For the power circuit:
1. Add a relay under the hood somewhere.
2. Run a power wire from the battery positive to the relay.
3. Run a power wire from the relay to the accessory.
4. Run a ground wire from the accessory to the battery negative...or another ground.

For the control circuit:
5. Then either:
a) Run a 12v (either switched or unswitched) source to the switch
inside the tub.
b) Run the other side of the switch to the relay.
c) Run a ground from the relay to the battery (or another ground point)
or:
a) Run a 12v source to the relay (either switched or unswitched)
b) Run a power wire from the relay to the switch.
c) Run a ground wire from the switch to the battery or another ground.

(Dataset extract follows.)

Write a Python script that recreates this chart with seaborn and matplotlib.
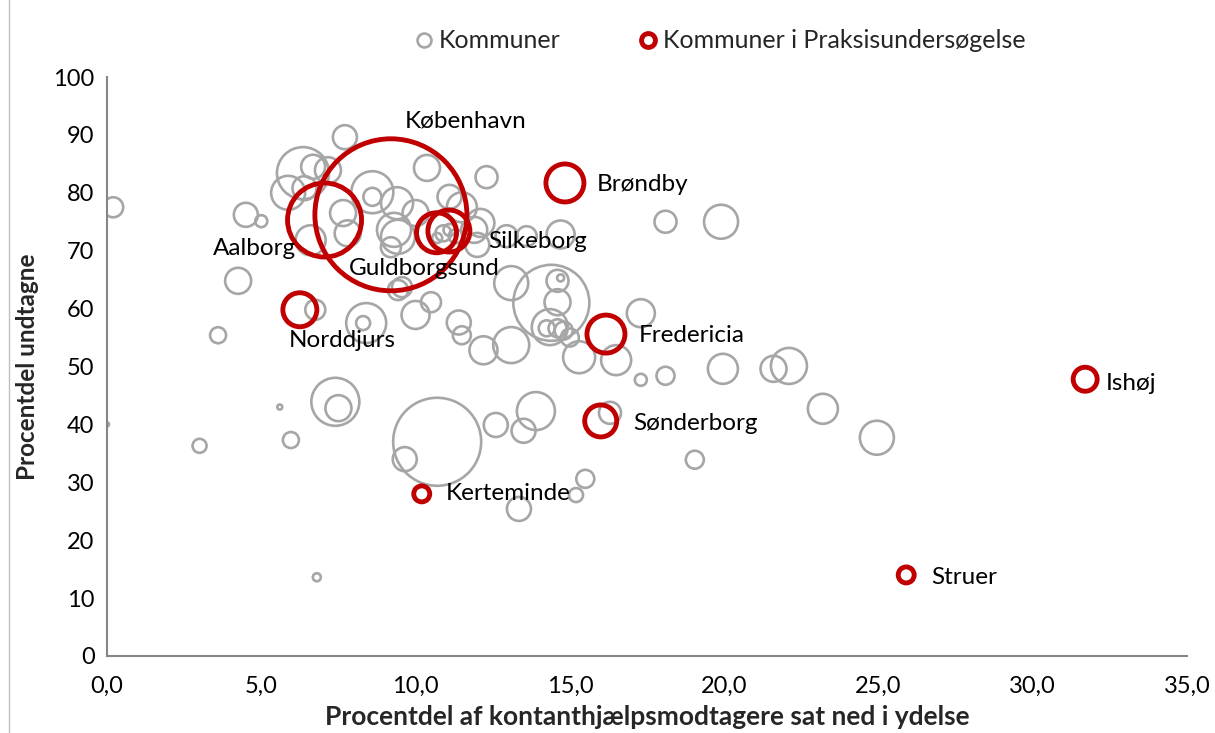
import matplotlib
matplotlib.use("Agg")
import matplotlib.pyplot as plt
from matplotlib.lines import Line2D
import seaborn as sns
import pandas as pd

# ---------------- data ----------------
# Alle kommuner (grå bobler)
kom_x = [0.2, 0.0, 3.0, 3.6, 4.25, 4.5, 5.0, 5.6, 5.96, 6.8,
         6.75, 7.71, 6.35, 6.68, 7.16, 5.87, 6.4, 8.6, 8.6, 10.37,
         12.3, 9.4, 7.65, 6.6, 7.8, 9.3, 9.2, 10.0, 11.1, 11.5,
         12.1, 11.9, 10.9, 11.1, 11.3, 10.7, 12.95, 13.6, 14.7, 18.1,
         19.9, 13.1, 14.4, 14.7, 14.6, 14.6, 14.35, 14.25, 14.6, 14.8,
         15.0, 15.3, 16.5, 17.3, 11.4, 11.5, 12.2, 13.1, 9.43, 10.0,
         10.5, 8.4, 8.3, 10.7, 9.65, 12.6, 13.9, 13.5, 16.3, 15.5,
         15.2, 13.35, 7.4, 7.5, 17.3, 18.1, 19.96, 21.6, 22.1, 23.2,
         24.95, 19.05, 9.56, 9.43, 12.0]
kom_y = [77.5, 40.0, 36.3, 55.4, 64.8, 76.2, 75.1, 43.0, 37.3, 13.6,
         59.8, 89.6, 83.4, 84.5, 83.9, 80.0, 80.8, 80.1, 79.3, 84.3,
         82.7, 78.2, 76.5, 71.8, 73.0, 73.6, 70.6, 76.5, 79.3, 77.5,
         74.8, 73.6, 73.0, 73.6, 72.5, 72.2, 72.5, 72.5, 72.8, 75.0,
         75.0, 64.4, 61.0, 65.3, 64.8, 61.1, 56.8, 56.6, 56.6, 56.2,
         55.0, 51.6, 51.1, 59.2, 57.6, 55.4, 52.8, 53.7, 63.2, 58.9,
         61.1, 57.5, 57.5, 37.0, 34.0, 39.9, 42.3, 38.9, 42.0, 30.6,
         27.8, 25.4, 43.9, 42.8, 47.7, 48.4, 49.6, 49.6, 50.1, 42.7,
         37.7, 33.9, 63.7, 72.4, 71.0]
kom_antal = [400, 16, 196, 256, 676, 576, 144, 25, 256, 64,
             400, 576, 2704, 576, 676, 1156, 576, 1764, 324, 676,
             484, 1024, 676, 900, 676, 1156, 400, 676, 576, 900,
             784, 676, 256, 144, 196, 100, 484, 400, 784, 484,
             1156, 1156, 5776, 49, 484, 676, 1296, 256, 324, 324,
             324, 1024, 900, 784, 576, 324, 784, 1296, 400, 784,
             400, 1600, 196, 7744, 576, 576, 1444, 576, 484, 324,
             196, 576, 2304, 676, 144, 324, 900, 676, 1296, 900,
             1156, 324, 400, 1156, 576]

# Kommuner i Praksisundersøgelse (røde bobler)
prak_navn = ["København", "Aalborg", "Guldborgsund", "Silkeborg", "Brøndby",
             "Norddjurs", "Fredericia", "Sønderborg", "Kerteminde", "Struer", "Ishøj"]
prak_x = [9.2, 7.05, 10.68, 11.08, 14.84, 6.25, 16.17, 16.0, 10.2, 25.9, 31.7]
prak_y = [76.2, 75.3, 73.1, 73.4, 81.7, 59.8, 55.6, 40.6, 28.0, 14.0, 47.8]
prak_antal = [23104, 5476, 1600, 1764, 1444, 1156, 1444, 1024, 256, 256, 576]

x_ticks = [0, 5, 10, 15, 20, 25, 30, 35]
y_ticks = [0, 10, 20, 30, 40, 50, 60, 70, 80, 90, 100]
x_title = "Procentdel af kontanthjælpsmodtagere sat ned i ydelse"
y_title = "Procentdel undtagne"
legend_labels = ["Kommuner", "Kommuner i Praksisundersøgelse"]

# ---------------- styling ----------------
sns.set_theme(style="white")
plt.rcParams["font.family"] = ["Lato", "DejaVu Sans"]

GRAY = "#A6A6A6"
RED = "#C00000"
AXIS = "#868686"

df_k = pd.DataFrame({"x": kom_x, "y": kom_y, "antal": kom_antal})
df_p = pd.DataFrame({"navn": prak_navn, "x": prak_x, "y": prak_y, "antal": prak_antal})

DPI = 100
fig = plt.figure(figsize=(12.15, 7.33), dpi=DPI)
ax = fig.add_axes([107 / 1215, 1 - 656 / 733, (1187 - 107) / 1215, (656 - 77) / 733])

max_antal = max(max(kom_antal), max(prak_antal))
# area proportional to value: radius_px = sqrt(antal/4)
pt_per_px = 72 / DPI
s_max = (2 * (max_antal / 4) ** 0.5 * pt_per_px) ** 2

sns.scatterplot(data=df_k, x="x", y="y", size="antal", sizes=(0, s_max),
                size_norm=(0, max_antal), color=GRAY, facecolor="none",
                edgecolor=GRAY, linewidth=1.9, legend=False, ax=ax, zorder=2)
sns.scatterplot(data=df_p, x="x", y="y", size="antal", sizes=(0, s_max),
                size_norm=(0, max_antal), color=RED, facecolor="none",
                edgecolor=RED, linewidth=3.5, legend=False, ax=ax, zorder=3)

# label offsets in pixels (dx right, dy up) and alignment
label_pos = {
    "København": (75, 94, "center"),
    "Aalborg": (-70, -28, "center"),
    "Guldborgsund": (-12, -36, "center"),
    "Silkeborg": (89, -10, "center"),
    "Brøndby": (32, -2, "left"),
    "Norddjurs": (42, -31, "center"),
    "Fredericia": (33, -1, "left"),
    "Sønderborg": (33, -3, "left"),
    "Kerteminde": (24, 0, "left"),
    "Struer": (25, -3, "left"),
    "Ishøj": (21, -4, "left"),
}
for _, r in df_p.iterrows():
    dx, dy, ha = label_pos[r["navn"]]
    ax.annotate(r["navn"], (r["x"], r["y"]), xytext=(dx * pt_per_px, dy * pt_per_px),
                textcoords="offset points", ha=ha, va="center", fontsize=17.5,
                color="black", zorder=5)

ax.set_xlim(0, 35)
ax.set_ylim(0, 100)
ax.set_xticks(x_ticks)
ax.set_xticklabels([f"{v:.1f}".replace(".", ",") for v in x_ticks])
ax.set_yticks(y_ticks)
ax.set_yticklabels([str(v) for v in y_ticks])
ax.tick_params(axis="both", length=0, labelsize=17, colors="black")
ax.tick_params(axis="x", pad=14)
ax.tick_params(axis="y", pad=9)

for side in ["top", "right"]:
    ax.spines[side].set_visible(False)
for side in ["left", "bottom"]:
    ax.spines[side].set_color(AXIS)
    ax.spines[side].set_linewidth(1.5)

ax.set_xlabel(x_title, fontsize=19, fontweight="bold", labelpad=6)
ax.set_ylabel(y_title, fontsize=17.5, fontweight="bold", labelpad=10)
ax.grid(False)

handles = [
    Line2D([], [], marker="o", linestyle="none", markersize=10, markerfacecolor="none",
           markeredgecolor=GRAY, markeredgewidth=1.9),
    Line2D([], [], marker="o", linestyle="none", markersize=10, markerfacecolor="none",
           markeredgecolor=RED, markeredgewidth=3.5),
]
fig.legend(handles, legend_labels, loc="center", bbox_to_anchor=(720 / 1215, 1 - 41 / 733),
           ncol=2, frameon=False, fontsize=18, handlelength=0.8, handletextpad=0.2,
           columnspacing=3.1)

# outer chart border on the left edge
fig.add_artist(Line2D([9 / 1215, 9 / 1215], [0, 1], transform=fig.transFigure,
                      color="#BFBFBF", linewidth=1))

fig.savefig("out.png", dpi=DPI)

No big deal. Especially for one accessory. But as you add more accessories and repeat the process, well quite frankly you start to run out of places for the relays under the hood and the switches in the tub. Then before you know it, on your 3rd or 4th accessory, the underhood wiring starts to look like spaghetti and the switches in the tub are everywhere.

The sPod is designed to simplify this. It runs all the switch wires, both positive and negative, for the 6 accessories in one harness from the underhood unit to the tub. All the power and the ground wires for the 6 accessories are in one harness you run from the underhood unit to the battery. The only thing left to do after installing a new accessory is to run the power and ground from the accessory to the sPod. The switch and relay are already done.

I hope this gives you a better understanding of the sPod. It is pricey but looks very clean after install. It also makes adding each additional accessory a breeze. I have one and I like it.

Edit: Sorry, I forgot to mention that each power circuit needs a fuse wired in, which the sPod does.